== DATA EXTRACT ==

···

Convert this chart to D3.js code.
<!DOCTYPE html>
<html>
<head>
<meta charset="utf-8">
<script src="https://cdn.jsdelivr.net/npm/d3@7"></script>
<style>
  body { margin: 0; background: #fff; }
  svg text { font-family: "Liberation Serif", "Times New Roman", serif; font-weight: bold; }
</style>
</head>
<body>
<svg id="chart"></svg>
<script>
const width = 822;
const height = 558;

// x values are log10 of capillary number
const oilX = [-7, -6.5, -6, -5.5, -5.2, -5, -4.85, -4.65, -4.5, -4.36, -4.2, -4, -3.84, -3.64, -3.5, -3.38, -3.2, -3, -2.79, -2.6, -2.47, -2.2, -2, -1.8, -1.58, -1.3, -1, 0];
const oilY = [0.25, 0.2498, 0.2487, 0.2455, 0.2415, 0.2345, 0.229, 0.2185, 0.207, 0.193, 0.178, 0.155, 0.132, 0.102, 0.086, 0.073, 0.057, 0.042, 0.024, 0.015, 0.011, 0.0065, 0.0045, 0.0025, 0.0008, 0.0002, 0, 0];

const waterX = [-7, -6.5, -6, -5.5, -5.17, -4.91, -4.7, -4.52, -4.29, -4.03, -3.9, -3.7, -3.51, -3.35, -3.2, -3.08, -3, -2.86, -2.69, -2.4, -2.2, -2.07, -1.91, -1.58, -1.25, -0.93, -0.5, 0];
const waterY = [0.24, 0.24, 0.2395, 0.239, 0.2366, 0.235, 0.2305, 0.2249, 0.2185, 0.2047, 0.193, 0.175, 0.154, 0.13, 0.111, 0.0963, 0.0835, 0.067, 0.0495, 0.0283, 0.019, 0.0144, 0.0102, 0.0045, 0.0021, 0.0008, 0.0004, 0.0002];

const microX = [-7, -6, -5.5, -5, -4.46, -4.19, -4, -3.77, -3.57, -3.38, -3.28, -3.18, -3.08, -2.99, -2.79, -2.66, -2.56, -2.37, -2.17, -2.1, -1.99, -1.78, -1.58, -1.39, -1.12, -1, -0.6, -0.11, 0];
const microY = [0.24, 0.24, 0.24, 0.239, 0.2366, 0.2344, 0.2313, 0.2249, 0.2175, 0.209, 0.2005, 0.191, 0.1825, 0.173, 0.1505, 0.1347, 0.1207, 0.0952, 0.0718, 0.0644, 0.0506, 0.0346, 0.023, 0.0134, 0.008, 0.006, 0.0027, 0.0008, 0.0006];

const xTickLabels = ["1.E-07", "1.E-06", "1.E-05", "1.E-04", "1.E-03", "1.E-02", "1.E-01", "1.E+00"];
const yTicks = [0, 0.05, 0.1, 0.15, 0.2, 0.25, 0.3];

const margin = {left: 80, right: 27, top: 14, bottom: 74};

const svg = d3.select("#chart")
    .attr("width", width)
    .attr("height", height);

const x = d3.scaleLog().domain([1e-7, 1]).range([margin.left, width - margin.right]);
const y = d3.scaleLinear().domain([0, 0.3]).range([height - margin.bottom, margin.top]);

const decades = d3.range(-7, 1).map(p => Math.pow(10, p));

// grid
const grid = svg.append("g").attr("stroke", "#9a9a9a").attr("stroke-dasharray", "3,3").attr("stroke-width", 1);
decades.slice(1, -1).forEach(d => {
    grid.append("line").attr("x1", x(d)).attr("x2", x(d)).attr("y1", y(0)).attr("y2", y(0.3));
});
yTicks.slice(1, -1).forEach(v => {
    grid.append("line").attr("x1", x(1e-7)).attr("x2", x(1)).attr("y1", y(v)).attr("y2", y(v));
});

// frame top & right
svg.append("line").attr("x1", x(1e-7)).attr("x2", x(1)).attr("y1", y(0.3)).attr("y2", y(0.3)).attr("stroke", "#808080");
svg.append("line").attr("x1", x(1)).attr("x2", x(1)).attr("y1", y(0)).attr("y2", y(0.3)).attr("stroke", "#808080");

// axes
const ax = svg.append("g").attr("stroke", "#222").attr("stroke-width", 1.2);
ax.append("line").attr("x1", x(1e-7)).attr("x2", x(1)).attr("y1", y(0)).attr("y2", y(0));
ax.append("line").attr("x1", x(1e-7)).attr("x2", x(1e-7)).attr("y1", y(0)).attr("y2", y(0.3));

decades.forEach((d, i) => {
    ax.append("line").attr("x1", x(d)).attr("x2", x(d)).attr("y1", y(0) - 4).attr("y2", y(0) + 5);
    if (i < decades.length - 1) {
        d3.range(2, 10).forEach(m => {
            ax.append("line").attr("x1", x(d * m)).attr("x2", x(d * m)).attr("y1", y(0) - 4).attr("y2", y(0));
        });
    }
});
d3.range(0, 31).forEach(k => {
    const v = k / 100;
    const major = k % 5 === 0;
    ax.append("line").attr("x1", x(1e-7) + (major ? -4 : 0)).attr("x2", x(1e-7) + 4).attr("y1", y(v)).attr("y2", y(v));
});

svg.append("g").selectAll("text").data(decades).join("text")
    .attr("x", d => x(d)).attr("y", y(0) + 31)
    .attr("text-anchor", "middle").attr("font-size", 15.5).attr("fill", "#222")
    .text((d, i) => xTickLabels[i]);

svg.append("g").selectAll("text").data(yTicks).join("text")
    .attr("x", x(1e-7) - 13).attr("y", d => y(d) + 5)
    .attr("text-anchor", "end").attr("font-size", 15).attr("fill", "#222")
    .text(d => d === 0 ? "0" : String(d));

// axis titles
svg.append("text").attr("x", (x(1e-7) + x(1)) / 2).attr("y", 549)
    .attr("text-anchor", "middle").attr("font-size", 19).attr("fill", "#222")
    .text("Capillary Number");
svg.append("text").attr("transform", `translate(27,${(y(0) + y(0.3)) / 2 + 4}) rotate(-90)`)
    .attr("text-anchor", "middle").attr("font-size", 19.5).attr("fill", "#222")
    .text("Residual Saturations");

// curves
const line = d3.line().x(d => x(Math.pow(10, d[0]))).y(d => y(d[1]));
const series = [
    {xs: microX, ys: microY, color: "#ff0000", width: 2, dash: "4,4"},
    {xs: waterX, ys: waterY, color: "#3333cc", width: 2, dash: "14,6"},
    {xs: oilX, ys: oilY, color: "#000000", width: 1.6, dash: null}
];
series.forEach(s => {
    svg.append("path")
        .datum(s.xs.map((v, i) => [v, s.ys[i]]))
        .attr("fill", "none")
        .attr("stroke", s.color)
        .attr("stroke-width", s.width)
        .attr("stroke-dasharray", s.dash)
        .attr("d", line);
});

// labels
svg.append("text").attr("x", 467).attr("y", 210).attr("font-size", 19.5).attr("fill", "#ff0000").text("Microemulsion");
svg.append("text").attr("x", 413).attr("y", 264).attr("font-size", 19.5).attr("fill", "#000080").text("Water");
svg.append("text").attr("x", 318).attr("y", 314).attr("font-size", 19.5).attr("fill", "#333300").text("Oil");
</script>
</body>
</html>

···

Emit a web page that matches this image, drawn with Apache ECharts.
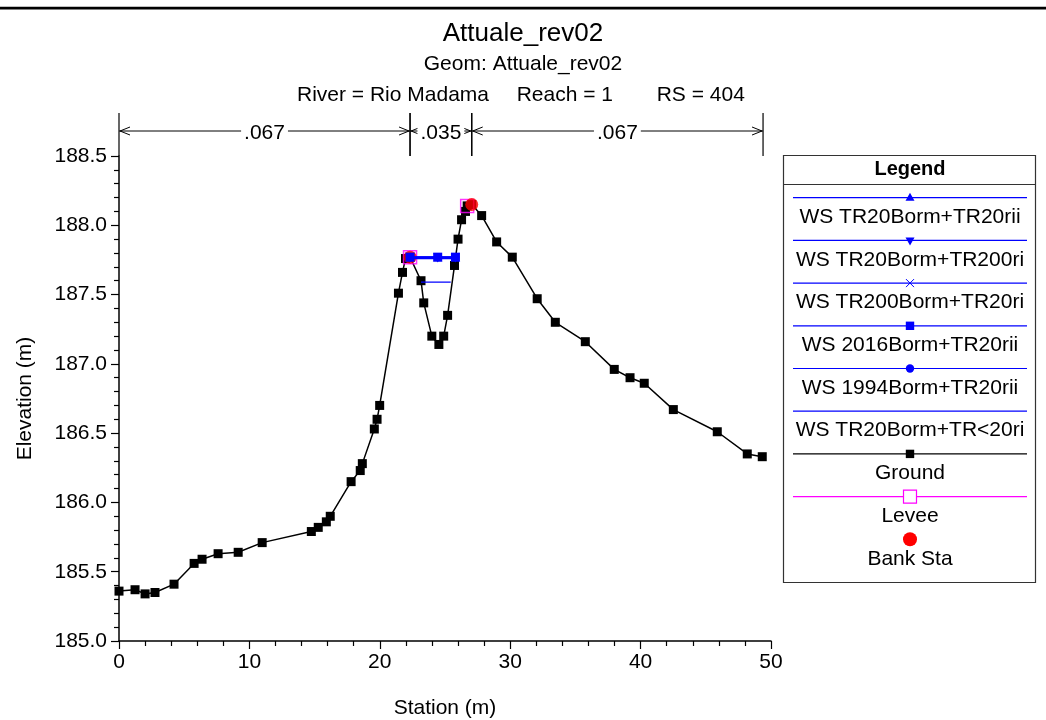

···

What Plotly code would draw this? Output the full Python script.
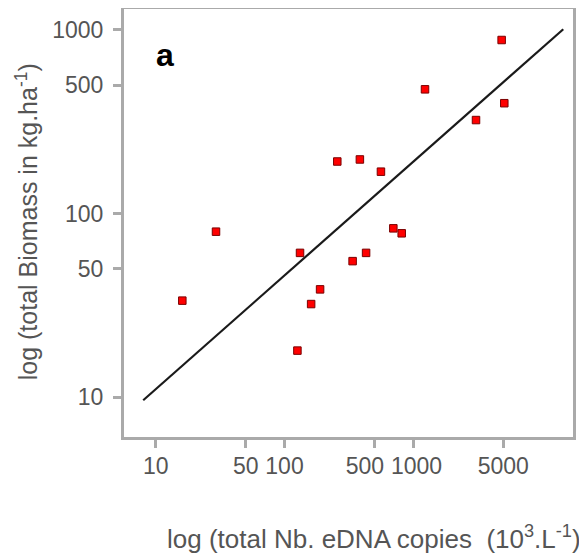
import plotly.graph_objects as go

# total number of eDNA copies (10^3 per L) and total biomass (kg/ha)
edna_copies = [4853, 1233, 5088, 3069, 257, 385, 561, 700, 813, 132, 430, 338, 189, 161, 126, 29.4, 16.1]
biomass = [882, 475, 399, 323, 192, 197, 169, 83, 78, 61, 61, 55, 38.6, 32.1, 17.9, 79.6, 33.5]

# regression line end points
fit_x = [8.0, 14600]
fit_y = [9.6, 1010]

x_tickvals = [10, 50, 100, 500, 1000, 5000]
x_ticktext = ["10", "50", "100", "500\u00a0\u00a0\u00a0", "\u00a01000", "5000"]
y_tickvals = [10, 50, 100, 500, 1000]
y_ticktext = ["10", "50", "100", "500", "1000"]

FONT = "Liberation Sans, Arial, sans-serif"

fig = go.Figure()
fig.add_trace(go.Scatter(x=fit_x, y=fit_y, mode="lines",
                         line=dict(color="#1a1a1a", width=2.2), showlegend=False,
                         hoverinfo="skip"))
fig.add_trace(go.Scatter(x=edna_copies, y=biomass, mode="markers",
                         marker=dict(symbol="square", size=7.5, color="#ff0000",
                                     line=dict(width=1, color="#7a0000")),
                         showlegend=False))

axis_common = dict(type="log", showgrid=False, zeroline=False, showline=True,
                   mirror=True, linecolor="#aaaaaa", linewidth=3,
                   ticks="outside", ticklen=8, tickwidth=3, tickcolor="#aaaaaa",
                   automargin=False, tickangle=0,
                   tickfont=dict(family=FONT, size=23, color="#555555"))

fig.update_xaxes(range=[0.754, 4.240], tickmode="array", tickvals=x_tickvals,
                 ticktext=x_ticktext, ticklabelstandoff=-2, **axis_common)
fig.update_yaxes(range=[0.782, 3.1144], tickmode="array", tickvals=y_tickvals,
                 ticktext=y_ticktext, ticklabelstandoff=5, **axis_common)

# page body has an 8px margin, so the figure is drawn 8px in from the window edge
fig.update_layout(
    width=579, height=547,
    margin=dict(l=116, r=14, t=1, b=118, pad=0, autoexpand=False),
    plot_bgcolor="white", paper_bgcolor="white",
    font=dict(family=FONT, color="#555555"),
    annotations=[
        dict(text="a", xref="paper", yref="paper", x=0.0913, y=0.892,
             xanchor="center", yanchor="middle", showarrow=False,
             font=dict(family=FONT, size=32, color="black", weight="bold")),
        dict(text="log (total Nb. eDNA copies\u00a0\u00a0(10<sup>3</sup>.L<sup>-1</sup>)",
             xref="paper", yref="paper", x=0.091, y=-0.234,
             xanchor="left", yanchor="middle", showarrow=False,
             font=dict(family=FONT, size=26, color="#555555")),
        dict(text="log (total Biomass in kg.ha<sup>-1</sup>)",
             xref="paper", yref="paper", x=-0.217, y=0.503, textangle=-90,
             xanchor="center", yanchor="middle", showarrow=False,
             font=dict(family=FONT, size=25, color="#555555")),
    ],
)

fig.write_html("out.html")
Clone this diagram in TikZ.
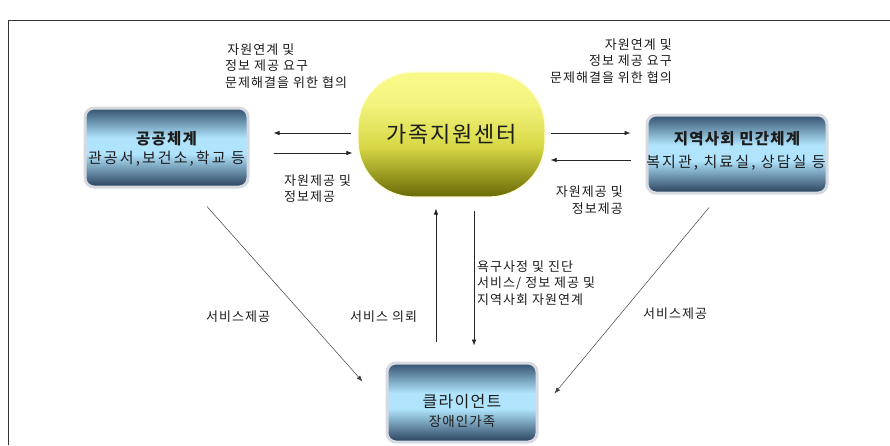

···

== GIVEN PROBLEM ==
Copy every line above that includes the string "page".

== OUTPUT FOR THIS TASK ==
Emit a web page that matches this image, drawn with Apache ECharts.
# page body has an 8px margin, so the figure is drawn 8px in from the window edge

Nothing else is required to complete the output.